Called “Going Places: A History of Google Maps with Street View”, the exhibit shows how street views have transformed our ideas about going places, from faraway lands to a restaurant across town. While computerized “movie maps” go back 35 years, today’s connected computer power is turning tools that were once the province of artists and visionaries into a part of everyday life.

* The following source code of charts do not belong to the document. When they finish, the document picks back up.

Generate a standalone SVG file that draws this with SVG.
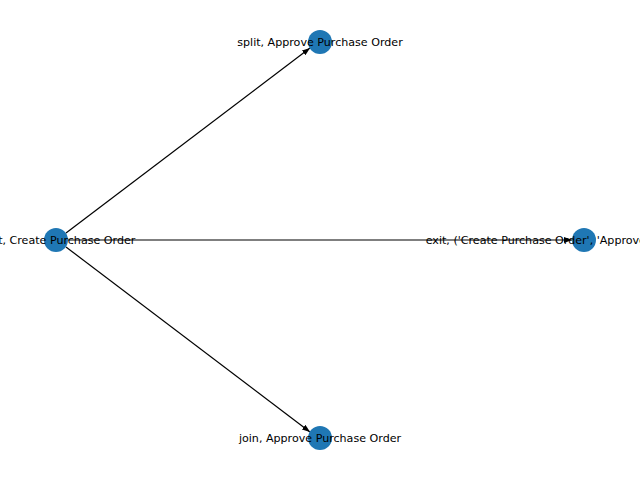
<svg xmlns="http://www.w3.org/2000/svg" width="640" height="480" viewBox="0 0 640 480">
<style>
.n{fill:#1f77b4}
.e{stroke:#000;stroke-width:1.2;fill:none}
.t{font-family:"DejaVu Sans",sans-serif;font-size:11.1px;fill:#000;text-anchor:middle;dominant-baseline:central}
</style>
<defs>
<marker id="a" viewBox="0 0 8 6" refX="8" refY="3" markerWidth="8" markerHeight="6" markerUnits="userSpaceOnUse" orient="auto">
<path d="M0,0 L8,3 L0,6 Z" fill="#000"/>
</marker>
</defs>
<rect width="640" height="480" fill="#fff"/>
<g id="edges">
<path class="e" d="M66,233 L310,48" marker-end="url(#a)"/>
<path class="e" d="M68,240 L572,240" marker-end="url(#a)"/>
<path class="e" d="M66,247 L310,432" marker-end="url(#a)"/>
</g>
<g id="n0"><circle class="n" cx="56" cy="240" r="12"/><text class="t" x="56" y="240">start, Create Purchase Order</text></g>
<g id="n1"><circle class="n" cx="320" cy="42" r="12"/><text class="t" x="320" y="42">split, Approve Purchase Order</text></g>
<g id="n2"><circle class="n" cx="584" cy="240" r="12"/><text class="t" x="584" y="240">exit, ('Create Purchase Order', 'Approve Purchase Order')</text></g>
<g id="n3"><circle class="n" cx="320" cy="438" r="12"/><text class="t" x="320" y="438">join, Approve Purchase Order</text></g>
</svg>
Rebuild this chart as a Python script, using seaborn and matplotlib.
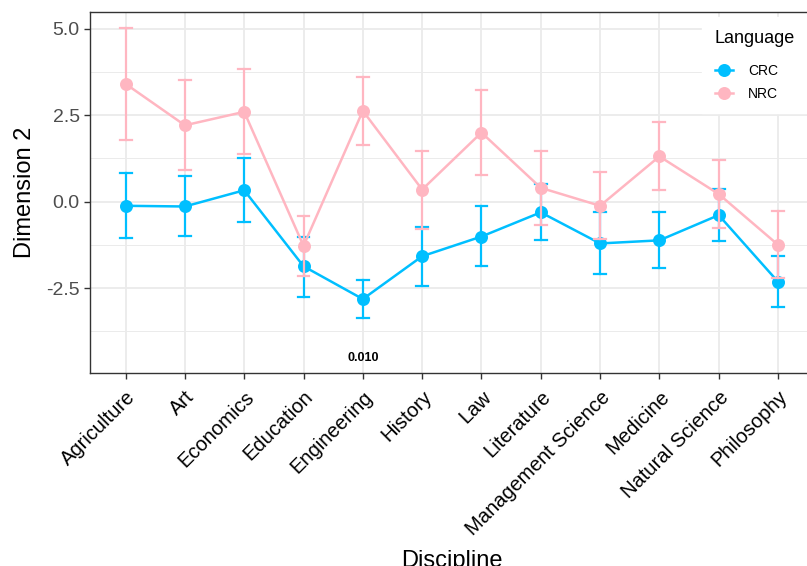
import numpy as np
import pandas as pd
import matplotlib
matplotlib.use("Agg")
import matplotlib.pyplot as plt
from matplotlib.ticker import MultipleLocator
import seaborn as sns

disciplines = ['Agriculture', 'Art', 'Economics', 'Education', 'Engineering', 'History',
               'Law', 'Literature', 'Management Science', 'Medicine', 'Natural Science', 'Philosophy']

# CRC (blue) : mean, lower and upper end of error bar
crc_mean = [-0.12, -0.14, 0.33, -1.87, -2.82, -1.58, -1.01, -0.31, -1.21, -1.12, -0.39, -2.32]
crc_low = [-1.04, -0.99, -0.60, -2.76, -3.38, -2.45, -1.87, -1.12, -2.08, -1.93, -1.13, -3.05]
crc_high = [0.82, 0.73, 1.25, -1.02, -2.28, -0.74, -0.14, 0.51, -0.31, -0.31, 0.37, -1.57]

# NRC (pink)
nrc_mean = [3.41, 2.21, 2.60, -1.28, 2.63, 0.35, 2.00, 0.40, -0.12, 1.31, 0.22, -1.25]
nrc_low = [1.79, 0.92, 1.38, -2.14, 1.64, -0.79, 0.78, -0.68, -1.08, 0.33, -0.75, -2.20]
nrc_high = [5.03, 3.52, 3.83, -0.41, 3.62, 1.48, 3.23, 1.48, 0.87, 2.31, 1.20, -0.26]

note_text = "0.010"
note_discipline = "Engineering"
note_y = -4.52

# long table: low / mean / high per point, median -> mean, 100% interval -> error bar
rows = []
for lang, m, lo, hi in [('CRC', crc_mean, crc_low, crc_high), ('NRC', nrc_mean, nrc_low, nrc_high)]:
    for d, a, b, c in zip(disciplines, lo, m, hi):
        for v in (a, b, c):
            rows.append((d, lang, v))
df = pd.DataFrame(rows, columns=['Discipline', 'Language', 'value'])

plt.rcParams['font.family'] = ['Liberation Sans', 'DejaVu Sans']

fig = plt.figure(figsize=(8.07, 5.66), dpi=100)
ax = fig.add_axes([0.1115, 0.341, 0.8967, 0.6378])

pal = {'CRC': '#00BFFF', 'NRC': '#FFB6C1'}
sns.pointplot(data=df, x='Discipline', y='value', hue='Language', order=disciplines,
              hue_order=['CRC', 'NRC'], palette=pal, estimator='median',
              errorbar=('pi', 100), capsize=0.2, dodge=False, markers='o',
              markersize=8, linewidth=1.8, err_kws={'linewidth': 1.6}, ax=ax)

ax.set_xlim(-0.6, 11.6)
ax.set_ylim(-4.96, 5.49)
ax.yaxis.set_major_locator(MultipleLocator(2.5))
ax.yaxis.set_minor_locator(MultipleLocator(1.25))
ax.set_yticks([-2.5, 0, 2.5, 5.0])
ax.set_yticklabels(['-2.5', '0.0', '2.5', '5.0'])

ax.grid(True, which='major', color='#EBEBEB', linewidth=1.3)
ax.yaxis.grid(True, which='minor', color='#EBEBEB', linewidth=0.7)
ax.set_axisbelow(True)
for s in ax.spines.values():
    s.set_color('#333333')
    s.set_linewidth(1.0)
ax.tick_params(axis='both', which='major', length=4.3, width=1.0, color='#333333')
ax.tick_params(axis='y', which='minor', length=0)
ax.tick_params(axis='y', labelsize=14, labelcolor='#4D4D4D', pad=3)
ax.tick_params(axis='x', labelsize=14.5, labelcolor='black', pad=6)
plt.setp(ax.get_xticklabels(), rotation=45, ha='right', va='top', rotation_mode='anchor')

ax.set_xlabel('Discipline', fontsize=17, labelpad=8)
ax.set_ylabel('Dimension 2', fontsize=17, labelpad=7)

ax.text(disciplines.index(note_discipline), note_y, note_text, ha='center', va='center',
        fontsize=9, fontweight='bold')

handles, labels = ax.get_legend_handles_labels()
leg = ax.legend(handles, labels, title='Language', loc='upper left', bbox_to_anchor=(0.846, 0.985),
                borderaxespad=0, frameon=True, fancybox=False, edgecolor='white',
                facecolor='white', framealpha=1, fontsize=10, title_fontsize=13,
                alignment='left', borderpad=0.9, labelspacing=0.65, handlelength=1.3,
                handletextpad=1.1)
leg._legend_box.sep = 12  # more room under the title

fig.savefig('out.png', dpi=100)
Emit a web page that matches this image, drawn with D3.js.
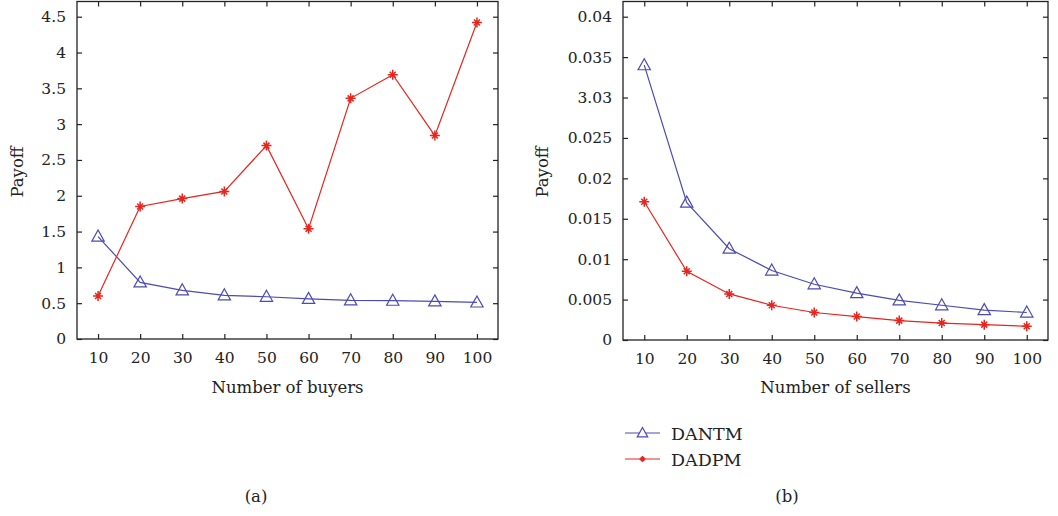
<!DOCTYPE html>
<html>
<head>
<meta charset="utf-8">
<script src="https://cdn.jsdelivr.net/npm/d3@7"></script>
<style>
  body { margin: 0; background: #fff; }
  svg text { font-family: "DejaVu Serif", "Liberation Serif", serif; fill: #222; }
</style>
</head>
<body>
<svg id="chart" width="1058" height="516"></svg>
<script>
// x categories, shared by both panels
var xValues = [10, 20, 30, 40, 50, 60, 70, 80, 90, 100];

// panel (a): payoff vs number of buyers
var buyersDANTM = [1.43, 0.79, 0.68, 0.61, 0.59, 0.56, 0.54, 0.535, 0.525, 0.51];
var buyersDADPM = [0.60, 1.85, 1.96, 2.06, 2.70, 1.54, 3.36, 3.69, 2.84, 4.42];
var buyersTicks = [0, 0.5, 1, 1.5, 2, 2.5, 3, 3.5, 4, 4.5];
var buyersTickLabels = ["0", "0.5", "1", "1.5", "2", "2.5", "3", "3.5", "4", "4.5"];

// panel (b): payoff vs number of sellers
var sellersDANTM = [0.0340, 0.0170, 0.0113, 0.0086, 0.0069, 0.0058, 0.0049, 0.0043, 0.0037, 0.0034];
var sellersDADPM = [0.0171, 0.0085, 0.0057, 0.0043, 0.0034, 0.0029, 0.0024, 0.0021, 0.0019, 0.0017];
var sellersTicks = [0, 0.005, 0.01, 0.015, 0.02, 0.025, 0.03, 0.035, 0.04];
// the source figure really prints "3.03" for the 0.03 tick
var sellersTickLabels = ["0", "0.005", "0.01", "0.015", "0.02", "0.025", "3.03", "0.035", "0.04"];

var seriesNames = ["DANTM", "DADPM"];

var blue = "#4b4bb4";
var red = "#e5261f";

var svg = d3.select("#chart");

function triangle(r) {
  // hollow triangle, point up
  return "M0," + (-r) + "L" + (r * 0.95) + "," + (r * 0.7) + "L" + (-r * 0.95) + "," + (r * 0.7) + "Z";
}
function star(r) {
  var d = r * 0.6;
  return "M" + (-r) + ",0H" + r + "M0," + (-r) + "V" + r +
    "M" + (-d) + "," + (-d) + "L" + d + "," + d + "M" + (-d) + "," + d + "L" + d + "," + (-d);
}

function drawPanel(opt) {
  var x = d3.scaleLinear().domain([5, 105]).range([opt.left, opt.right]);
  var y = d3.scaleLinear().domain([0, opt.yTop]).range([opt.bottom, opt.yTopPx]);

  var g = svg.append("g");

  // frame
  g.append("rect")
    .attr("x", opt.left).attr("y", 1.5)
    .attr("width", opt.right - opt.left).attr("height", opt.bottom - 1.5)
    .attr("fill", "none").attr("stroke", "#222").attr("stroke-width", 1.3);

  // y axis with inward ticks, mirrored on the right
  var yAxis = d3.axisLeft(y).tickValues(opt.yTicks)
    .tickFormat(function(d, i) { return opt.yLabels[i]; })
    .tickSizeInner(-5).tickSizeOuter(0).tickPadding(11);
  var ya = g.append("g").attr("transform", "translate(" + opt.left + ",0)").call(yAxis);
  ya.select(".domain").remove();
  ya.selectAll("text").style("font-size", "15.5px").attr("font-family", null);
  ya.selectAll("line").attr("stroke", "#222").attr("stroke-width", 1.2);

  var yAxisR = d3.axisRight(y).tickValues(opt.yTicks).tickFormat("").tickSizeInner(-5).tickSizeOuter(0);
  var yr = g.append("g").attr("transform", "translate(" + opt.right + ",0)").call(yAxisR);
  yr.select(".domain").remove();
  yr.selectAll("line").attr("stroke", "#222").attr("stroke-width", 1.2);

  // x axis, inward ticks bottom and top
  var xAxis = d3.axisBottom(x).tickValues(xValues).tickSizeInner(-5).tickSizeOuter(0).tickPadding(13);
  var xa = g.append("g").attr("transform", "translate(0," + opt.bottom + ")").call(xAxis);
  xa.select(".domain").remove();
  xa.selectAll("text").style("font-size", "15.5px").attr("font-family", null);
  xa.selectAll("line").attr("stroke", "#222").attr("stroke-width", 1.2);

  var xAxisT = d3.axisTop(x).tickValues(xValues).tickFormat("").tickSizeInner(-5).tickSizeOuter(0);
  var xt = g.append("g").attr("transform", "translate(0,1.5)").call(xAxisT);
  xt.select(".domain").remove();
  xt.selectAll("line").attr("stroke", "#222").attr("stroke-width", 1.2);

  // axis titles
  g.append("text")
    .attr("x", (opt.left + opt.right) / 2).attr("y", 393)
    .attr("text-anchor", "middle").style("font-size", "16.5px")
    .text(opt.xTitle);
  g.append("text")
    .attr("transform", "translate(" + opt.yTitleX + "," + 172 + ") rotate(-90)")
    .attr("text-anchor", "middle").style("font-size", "16.5px")
    .text("Payoff");

  // caption
  g.append("text")
    .attr("x", opt.captionX).attr("y", 502)
    .attr("text-anchor", "middle").style("font-size", "16.5px")
    .text(opt.caption);

  var line = d3.line().x(function(d, i) { return x(xValues[i]); }).y(function(d) { return y(d); });

  // DANTM
  g.append("path").datum(opt.dantm).attr("d", line)
    .attr("fill", "none").attr("stroke", blue).attr("stroke-width", 1.2);
  g.selectAll(".tri").data(opt.dantm).enter().append("path")
    .attr("transform", function(d, i) { return "translate(" + x(xValues[i]) + "," + y(d) + ")"; })
    .attr("d", triangle(6.5))
    .attr("fill", "none").attr("stroke", blue).attr("stroke-width", 1.2);

  // DADPM
  g.append("path").datum(opt.dadpm).attr("d", line)
    .attr("fill", "none").attr("stroke", red).attr("stroke-width", 1.2);
  g.selectAll(".star").data(opt.dadpm).enter().append("path")
    .attr("transform", function(d, i) { return "translate(" + x(xValues[i]) + "," + y(d) + ")"; })
    .attr("d", star(5))
    .attr("fill", "none").attr("stroke", red).attr("stroke-width", 1.5);
}

drawPanel({
  left: 77, right: 498, bottom: 339, yTopPx: 16.7, yTop: 4.5,
  yTicks: buyersTicks, yLabels: buyersTickLabels,
  dantm: buyersDANTM, dadpm: buyersDADPM,
  xTitle: "Number of buyers", yTitleX: 23, caption: "(a)", captionX: 256
});

drawPanel({
  left: 623, right: 1048, bottom: 340, yTopPx: 16.7, yTop: 0.04,
  yTicks: sellersTicks, yLabels: sellersTickLabels,
  dantm: sellersDANTM, dadpm: sellersDADPM,
  xTitle: "Number of sellers", yTitleX: 548, caption: "(b)", captionX: 787
});

// legend
var legend = svg.append("g").attr("transform", "translate(625,433)");
var legendColors = [blue, red];
seriesNames.forEach(function(name, i) {
  var row = legend.append("g").attr("transform", "translate(0," + (i * 26) + ")");
  row.append("line").attr("x1", 0).attr("x2", 35).attr("y1", 0).attr("y2", 0)
    .attr("stroke", legendColors[i]).attr("stroke-width", 1.2);
  if (i === 0) {
    row.append("path").attr("transform", "translate(17.5,0)").attr("d", triangle(5.5))
      .attr("fill", "#fff").attr("stroke", blue).attr("stroke-width", 1.2);
  } else {
    row.append("path").attr("transform", "translate(17.5,0)").attr("d", star(3))
      .attr("fill", "none").attr("stroke", red).attr("stroke-width", 1.6);
  }
  row.append("text").attr("x", 46).attr("y", 6.5).style("font-size", "17.5px").text(name);
});
</script>
</body>
</html>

Visitors will get to sit inside a Street View camera car and pedal a camera trike to activate their own big-screen tour. They’ll also hear behind the scenes stories from the Google Street view team and see footage of vintage views, including a fateful tour of Market Street just days before the 1906 earthquake and MIT’s groundbreaking Aspen Interactive Movie Map project from 1978. The exhibit shows how camera cars work, examines social impacts from privacy to tourism, and speculates about what the armchair traveler may see 35 years from now.
“We’re the first generation to have casual access to the old dream of ‘surrogate travel’”, said Marc Weber, founding curator of the Museum’s Internet History Program. “Street views let us check out a friend’s new house, or more safely rebuild a city after a disaster. Artists and filmmakers have long tried to immerse viewers in distant scenes, from cave paintings to early 3D movies. We wanted to trace how computers made this process interactive, with the groundbreaking movie maps of the 1970s, and how the modern Web let companies like Google scale it up to become so useful we can take it for granted”.
This exhibit was made possible through the generosity of Google, Inc.
The Computer History Museum (CHM) in Mountain View, California is a nonprofit organization with a four-decade history as the world’s leading institution exploring the history of computing and its ongoing impact on society. The Museum is dedicated to the preservation and celebration of computer history and is home to the largest international collection of computing artifacts in the world, encompassing computer hardware, software, documentation, ephemera, photographs and moving images.
The Museum brings computer history to life through an acclaimed speaker series, dynamic website, docent-led tours and online exhibits.
The Museum’s signature exhibit on the history of computing is “Revolution: The First 2000 Years of Computing.” Other exhibits include “Charles Babbage's Difference Engine No. 2,” “Mastering the Game: A History of Computer Chess,” and “An Analog Life: Remembering Jim Williams.”